- [WHAT THE TASK REQUIRES] Using the data below, return word for word every line from the one holding "Convert this chart to matplotlib code." down to the one holding "border_col = '#333333'". Leave pictures out.

Figure scripts:
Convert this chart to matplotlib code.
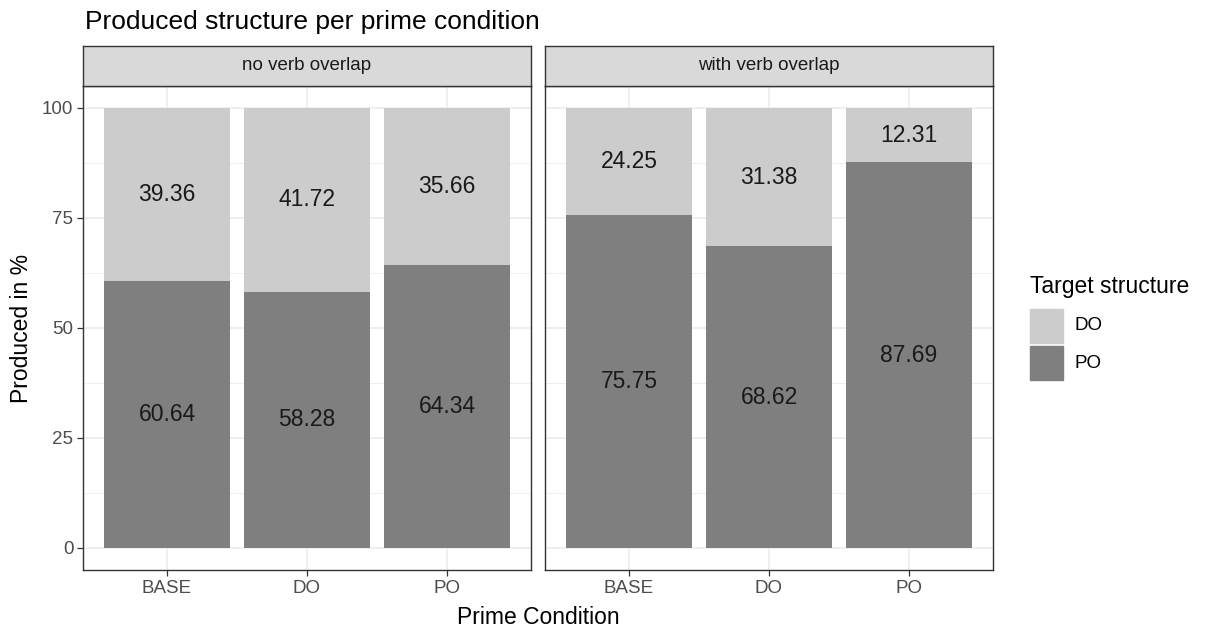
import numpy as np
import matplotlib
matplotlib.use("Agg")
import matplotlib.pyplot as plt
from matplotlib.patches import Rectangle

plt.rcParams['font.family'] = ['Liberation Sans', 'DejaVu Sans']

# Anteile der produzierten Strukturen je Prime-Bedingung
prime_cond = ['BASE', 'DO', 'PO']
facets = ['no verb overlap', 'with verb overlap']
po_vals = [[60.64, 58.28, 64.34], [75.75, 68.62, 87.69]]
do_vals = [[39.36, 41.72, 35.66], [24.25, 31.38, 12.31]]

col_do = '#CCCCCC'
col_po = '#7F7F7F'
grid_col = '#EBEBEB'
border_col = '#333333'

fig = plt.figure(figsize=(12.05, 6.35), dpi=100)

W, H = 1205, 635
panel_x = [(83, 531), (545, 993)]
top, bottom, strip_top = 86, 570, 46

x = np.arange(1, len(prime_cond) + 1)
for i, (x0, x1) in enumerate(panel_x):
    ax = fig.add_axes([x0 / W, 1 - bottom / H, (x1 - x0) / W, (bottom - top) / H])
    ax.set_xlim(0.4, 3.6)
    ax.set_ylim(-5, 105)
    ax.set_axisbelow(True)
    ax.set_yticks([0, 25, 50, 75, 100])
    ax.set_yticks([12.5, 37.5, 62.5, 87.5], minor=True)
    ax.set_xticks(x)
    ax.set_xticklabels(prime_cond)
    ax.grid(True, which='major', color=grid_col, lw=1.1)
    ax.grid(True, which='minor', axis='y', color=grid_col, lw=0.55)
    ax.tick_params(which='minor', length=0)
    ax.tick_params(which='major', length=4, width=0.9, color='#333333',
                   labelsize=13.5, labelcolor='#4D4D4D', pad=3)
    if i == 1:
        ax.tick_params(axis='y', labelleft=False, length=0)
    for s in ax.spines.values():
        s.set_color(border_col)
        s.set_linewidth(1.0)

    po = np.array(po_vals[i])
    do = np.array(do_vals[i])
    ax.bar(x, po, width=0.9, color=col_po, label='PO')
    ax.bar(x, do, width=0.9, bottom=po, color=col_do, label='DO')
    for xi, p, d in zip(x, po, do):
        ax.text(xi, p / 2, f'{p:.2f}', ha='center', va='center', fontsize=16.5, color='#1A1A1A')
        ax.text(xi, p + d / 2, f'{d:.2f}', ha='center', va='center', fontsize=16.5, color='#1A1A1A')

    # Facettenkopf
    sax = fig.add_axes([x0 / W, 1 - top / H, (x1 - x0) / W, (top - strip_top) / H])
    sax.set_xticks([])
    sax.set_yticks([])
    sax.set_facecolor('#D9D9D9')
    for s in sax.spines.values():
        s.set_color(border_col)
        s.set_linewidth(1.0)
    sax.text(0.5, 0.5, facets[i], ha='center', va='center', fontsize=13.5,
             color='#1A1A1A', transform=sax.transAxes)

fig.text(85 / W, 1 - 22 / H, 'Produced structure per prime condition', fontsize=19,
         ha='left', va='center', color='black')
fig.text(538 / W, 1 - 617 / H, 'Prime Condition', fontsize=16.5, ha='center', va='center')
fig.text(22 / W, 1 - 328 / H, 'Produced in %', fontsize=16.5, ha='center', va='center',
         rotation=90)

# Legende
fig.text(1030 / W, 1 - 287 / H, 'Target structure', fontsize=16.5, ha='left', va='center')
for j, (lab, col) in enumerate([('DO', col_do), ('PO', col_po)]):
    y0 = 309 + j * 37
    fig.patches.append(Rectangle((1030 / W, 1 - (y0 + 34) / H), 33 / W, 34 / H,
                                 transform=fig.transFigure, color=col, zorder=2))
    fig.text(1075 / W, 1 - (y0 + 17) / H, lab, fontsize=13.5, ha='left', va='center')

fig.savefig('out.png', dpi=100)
---
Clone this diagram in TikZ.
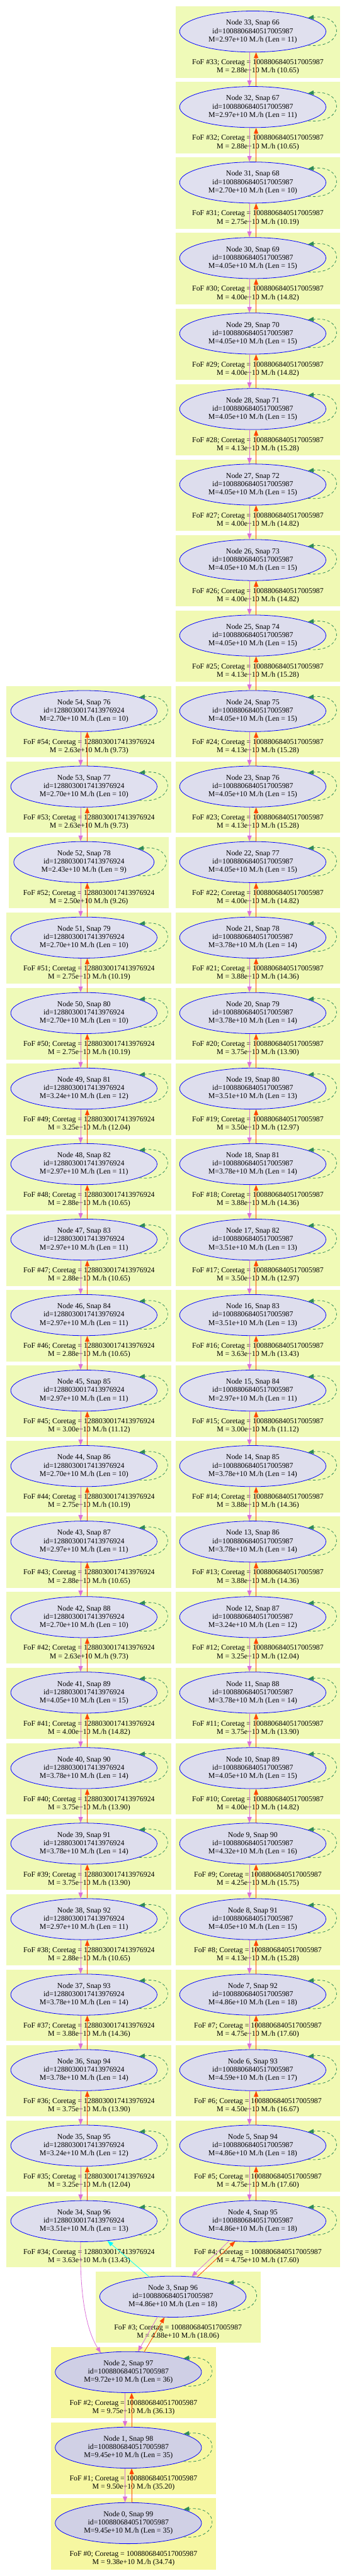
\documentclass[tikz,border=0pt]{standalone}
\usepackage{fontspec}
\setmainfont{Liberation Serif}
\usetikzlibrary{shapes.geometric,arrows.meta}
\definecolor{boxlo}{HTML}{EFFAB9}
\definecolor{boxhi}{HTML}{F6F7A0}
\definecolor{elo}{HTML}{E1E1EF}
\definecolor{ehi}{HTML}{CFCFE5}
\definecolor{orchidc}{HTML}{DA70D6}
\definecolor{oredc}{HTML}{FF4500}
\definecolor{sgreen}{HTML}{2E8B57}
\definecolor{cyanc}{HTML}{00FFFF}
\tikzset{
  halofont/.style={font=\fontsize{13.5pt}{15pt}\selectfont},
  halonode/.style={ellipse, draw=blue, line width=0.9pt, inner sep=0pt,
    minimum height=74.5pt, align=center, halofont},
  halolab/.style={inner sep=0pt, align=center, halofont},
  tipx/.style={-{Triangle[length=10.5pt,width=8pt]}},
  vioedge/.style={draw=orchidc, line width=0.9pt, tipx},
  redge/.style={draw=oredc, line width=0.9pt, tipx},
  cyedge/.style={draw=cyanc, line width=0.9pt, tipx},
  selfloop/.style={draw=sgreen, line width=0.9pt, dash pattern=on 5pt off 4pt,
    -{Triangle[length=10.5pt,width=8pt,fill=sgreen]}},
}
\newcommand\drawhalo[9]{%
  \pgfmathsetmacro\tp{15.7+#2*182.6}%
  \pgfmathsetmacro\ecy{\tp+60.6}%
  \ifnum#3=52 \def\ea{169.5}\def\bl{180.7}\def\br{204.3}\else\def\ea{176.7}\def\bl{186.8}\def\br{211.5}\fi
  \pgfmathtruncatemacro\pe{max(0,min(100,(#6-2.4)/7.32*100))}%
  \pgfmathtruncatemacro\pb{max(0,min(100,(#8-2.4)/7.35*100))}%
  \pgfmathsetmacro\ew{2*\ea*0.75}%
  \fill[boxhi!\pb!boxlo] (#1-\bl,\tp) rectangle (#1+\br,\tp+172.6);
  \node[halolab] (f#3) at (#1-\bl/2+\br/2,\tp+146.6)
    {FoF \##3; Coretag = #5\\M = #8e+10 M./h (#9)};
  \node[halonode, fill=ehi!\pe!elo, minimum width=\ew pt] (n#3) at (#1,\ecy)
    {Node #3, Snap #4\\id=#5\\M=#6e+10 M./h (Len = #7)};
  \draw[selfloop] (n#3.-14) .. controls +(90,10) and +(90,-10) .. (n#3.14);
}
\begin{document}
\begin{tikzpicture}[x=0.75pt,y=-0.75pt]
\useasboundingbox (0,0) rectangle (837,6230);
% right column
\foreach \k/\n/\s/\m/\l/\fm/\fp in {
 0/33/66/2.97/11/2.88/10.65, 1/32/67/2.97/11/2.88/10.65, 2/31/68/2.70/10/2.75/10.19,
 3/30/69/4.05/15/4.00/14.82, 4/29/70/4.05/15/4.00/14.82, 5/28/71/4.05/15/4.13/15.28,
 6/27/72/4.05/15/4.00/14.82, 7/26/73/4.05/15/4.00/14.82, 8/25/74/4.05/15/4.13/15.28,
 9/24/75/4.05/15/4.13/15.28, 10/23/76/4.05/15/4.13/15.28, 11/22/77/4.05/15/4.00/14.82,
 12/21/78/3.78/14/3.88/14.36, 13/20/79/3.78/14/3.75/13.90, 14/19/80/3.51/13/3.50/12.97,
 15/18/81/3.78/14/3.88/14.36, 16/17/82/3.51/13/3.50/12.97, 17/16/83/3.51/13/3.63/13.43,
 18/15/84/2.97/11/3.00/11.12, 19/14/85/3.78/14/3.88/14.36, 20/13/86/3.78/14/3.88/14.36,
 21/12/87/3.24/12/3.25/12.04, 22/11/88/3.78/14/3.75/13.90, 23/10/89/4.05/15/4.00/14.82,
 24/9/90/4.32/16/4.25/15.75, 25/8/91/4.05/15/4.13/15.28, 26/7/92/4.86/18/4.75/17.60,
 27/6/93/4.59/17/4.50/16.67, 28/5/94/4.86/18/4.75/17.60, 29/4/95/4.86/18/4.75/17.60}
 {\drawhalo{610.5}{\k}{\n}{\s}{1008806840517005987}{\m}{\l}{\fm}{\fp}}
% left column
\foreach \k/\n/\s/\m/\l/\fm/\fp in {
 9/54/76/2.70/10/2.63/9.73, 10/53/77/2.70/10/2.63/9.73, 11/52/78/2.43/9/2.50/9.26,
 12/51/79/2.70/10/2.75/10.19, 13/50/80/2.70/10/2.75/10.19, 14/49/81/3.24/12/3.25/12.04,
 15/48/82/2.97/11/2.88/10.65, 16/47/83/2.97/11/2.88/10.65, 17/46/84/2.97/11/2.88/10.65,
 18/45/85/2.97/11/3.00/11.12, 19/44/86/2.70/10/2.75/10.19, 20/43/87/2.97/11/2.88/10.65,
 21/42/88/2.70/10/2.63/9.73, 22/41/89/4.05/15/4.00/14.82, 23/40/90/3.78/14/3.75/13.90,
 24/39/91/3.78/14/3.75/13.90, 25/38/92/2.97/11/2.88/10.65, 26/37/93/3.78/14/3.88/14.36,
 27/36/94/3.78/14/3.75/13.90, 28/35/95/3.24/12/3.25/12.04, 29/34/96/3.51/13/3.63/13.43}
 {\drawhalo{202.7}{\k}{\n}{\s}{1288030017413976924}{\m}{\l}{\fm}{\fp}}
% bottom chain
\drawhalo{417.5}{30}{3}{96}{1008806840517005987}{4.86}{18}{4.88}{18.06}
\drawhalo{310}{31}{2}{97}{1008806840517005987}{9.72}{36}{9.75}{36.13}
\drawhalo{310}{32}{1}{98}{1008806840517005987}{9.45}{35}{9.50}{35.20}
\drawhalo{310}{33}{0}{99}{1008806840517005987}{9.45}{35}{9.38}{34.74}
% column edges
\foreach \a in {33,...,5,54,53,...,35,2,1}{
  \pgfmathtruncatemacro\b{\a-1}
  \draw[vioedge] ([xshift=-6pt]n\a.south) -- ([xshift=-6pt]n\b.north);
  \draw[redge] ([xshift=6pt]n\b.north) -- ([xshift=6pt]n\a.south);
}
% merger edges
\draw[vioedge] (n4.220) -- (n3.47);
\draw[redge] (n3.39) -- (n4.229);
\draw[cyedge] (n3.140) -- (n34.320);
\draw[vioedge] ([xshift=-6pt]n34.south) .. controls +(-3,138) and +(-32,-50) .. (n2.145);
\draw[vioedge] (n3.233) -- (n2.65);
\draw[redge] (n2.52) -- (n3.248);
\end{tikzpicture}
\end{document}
* * *
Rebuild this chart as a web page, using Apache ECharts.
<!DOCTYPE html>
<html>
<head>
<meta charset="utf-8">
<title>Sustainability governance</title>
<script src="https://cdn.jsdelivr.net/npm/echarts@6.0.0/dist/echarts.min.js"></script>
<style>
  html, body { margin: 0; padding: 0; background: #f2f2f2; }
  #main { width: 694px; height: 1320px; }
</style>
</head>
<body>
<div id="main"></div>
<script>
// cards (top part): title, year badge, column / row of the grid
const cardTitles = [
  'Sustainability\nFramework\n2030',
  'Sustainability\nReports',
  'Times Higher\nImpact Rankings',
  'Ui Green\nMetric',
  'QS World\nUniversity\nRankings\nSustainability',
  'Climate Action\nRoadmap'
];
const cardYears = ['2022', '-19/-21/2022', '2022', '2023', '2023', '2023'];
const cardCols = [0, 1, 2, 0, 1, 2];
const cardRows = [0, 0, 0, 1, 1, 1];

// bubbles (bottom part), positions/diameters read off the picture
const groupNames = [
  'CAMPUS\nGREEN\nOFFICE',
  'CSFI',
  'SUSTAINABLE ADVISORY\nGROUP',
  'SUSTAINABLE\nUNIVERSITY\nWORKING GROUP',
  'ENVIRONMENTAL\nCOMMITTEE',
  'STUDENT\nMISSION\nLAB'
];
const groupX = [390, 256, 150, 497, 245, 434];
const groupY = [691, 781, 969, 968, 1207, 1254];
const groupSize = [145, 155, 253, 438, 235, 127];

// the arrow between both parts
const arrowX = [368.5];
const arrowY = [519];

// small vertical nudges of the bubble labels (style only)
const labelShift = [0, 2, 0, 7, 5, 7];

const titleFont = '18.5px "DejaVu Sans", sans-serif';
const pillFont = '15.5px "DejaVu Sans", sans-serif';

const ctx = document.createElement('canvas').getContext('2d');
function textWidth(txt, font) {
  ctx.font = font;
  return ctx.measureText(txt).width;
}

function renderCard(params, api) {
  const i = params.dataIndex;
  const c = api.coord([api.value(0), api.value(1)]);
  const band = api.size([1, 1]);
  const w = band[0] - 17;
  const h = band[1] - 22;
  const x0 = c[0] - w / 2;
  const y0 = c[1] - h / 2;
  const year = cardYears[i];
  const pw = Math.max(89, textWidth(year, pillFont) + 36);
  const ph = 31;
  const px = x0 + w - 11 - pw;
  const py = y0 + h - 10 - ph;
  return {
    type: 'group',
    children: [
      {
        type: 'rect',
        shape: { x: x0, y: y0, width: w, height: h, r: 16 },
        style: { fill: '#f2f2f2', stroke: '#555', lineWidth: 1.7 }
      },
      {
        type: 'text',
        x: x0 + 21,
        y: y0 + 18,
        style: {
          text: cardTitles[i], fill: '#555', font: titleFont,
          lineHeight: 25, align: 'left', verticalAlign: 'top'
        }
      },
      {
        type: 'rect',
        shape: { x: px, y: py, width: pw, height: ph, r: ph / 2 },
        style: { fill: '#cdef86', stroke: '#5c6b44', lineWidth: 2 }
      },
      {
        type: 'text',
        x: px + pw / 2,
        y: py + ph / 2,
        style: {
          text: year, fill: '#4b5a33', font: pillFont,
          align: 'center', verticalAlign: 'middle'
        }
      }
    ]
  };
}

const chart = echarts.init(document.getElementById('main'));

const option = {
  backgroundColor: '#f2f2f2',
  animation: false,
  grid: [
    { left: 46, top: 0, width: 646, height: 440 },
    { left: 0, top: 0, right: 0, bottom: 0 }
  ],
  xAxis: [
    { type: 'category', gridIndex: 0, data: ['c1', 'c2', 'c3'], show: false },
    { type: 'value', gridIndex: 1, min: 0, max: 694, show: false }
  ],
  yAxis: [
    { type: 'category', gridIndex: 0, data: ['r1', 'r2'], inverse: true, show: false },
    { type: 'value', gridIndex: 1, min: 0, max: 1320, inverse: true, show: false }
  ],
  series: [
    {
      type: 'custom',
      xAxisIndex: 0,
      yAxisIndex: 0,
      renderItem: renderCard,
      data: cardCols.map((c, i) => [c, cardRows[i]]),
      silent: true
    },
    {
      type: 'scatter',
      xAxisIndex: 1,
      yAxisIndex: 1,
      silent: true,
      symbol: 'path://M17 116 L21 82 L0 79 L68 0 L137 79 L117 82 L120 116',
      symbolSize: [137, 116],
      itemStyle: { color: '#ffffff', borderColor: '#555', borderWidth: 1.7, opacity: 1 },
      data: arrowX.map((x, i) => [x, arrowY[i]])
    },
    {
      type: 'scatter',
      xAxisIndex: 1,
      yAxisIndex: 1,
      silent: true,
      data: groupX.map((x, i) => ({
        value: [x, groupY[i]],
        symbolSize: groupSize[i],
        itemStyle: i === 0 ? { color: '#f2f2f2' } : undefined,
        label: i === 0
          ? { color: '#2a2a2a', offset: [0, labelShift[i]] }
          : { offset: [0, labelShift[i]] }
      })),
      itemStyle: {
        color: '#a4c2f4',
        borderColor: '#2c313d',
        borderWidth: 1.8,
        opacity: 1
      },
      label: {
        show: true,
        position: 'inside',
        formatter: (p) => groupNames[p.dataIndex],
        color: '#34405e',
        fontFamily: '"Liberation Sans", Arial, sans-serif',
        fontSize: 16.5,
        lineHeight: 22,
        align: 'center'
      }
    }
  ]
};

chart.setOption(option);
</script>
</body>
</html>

- [ANSWER TO THE TASK]
Convert this chart to matplotlib code.
import numpy as np
import matplotlib
matplotlib.use("Agg")
import matplotlib.pyplot as plt
from matplotlib.patches import Rectangle

plt.rcParams['font.family'] = ['Liberation Sans', 'DejaVu Sans']

# Anteile der produzierten Strukturen je Prime-Bedingung
prime_cond = ['BASE', 'DO', 'PO']
facets = ['no verb overlap', 'with verb overlap']
po_vals = [[60.64, 58.28, 64.34], [75.75, 68.62, 87.69]]
do_vals = [[39.36, 41.72, 35.66], [24.25, 31.38, 12.31]]

col_do = '#CCCCCC'
col_po = '#7F7F7F'
grid_col = '#EBEBEB'
border_col = '#333333'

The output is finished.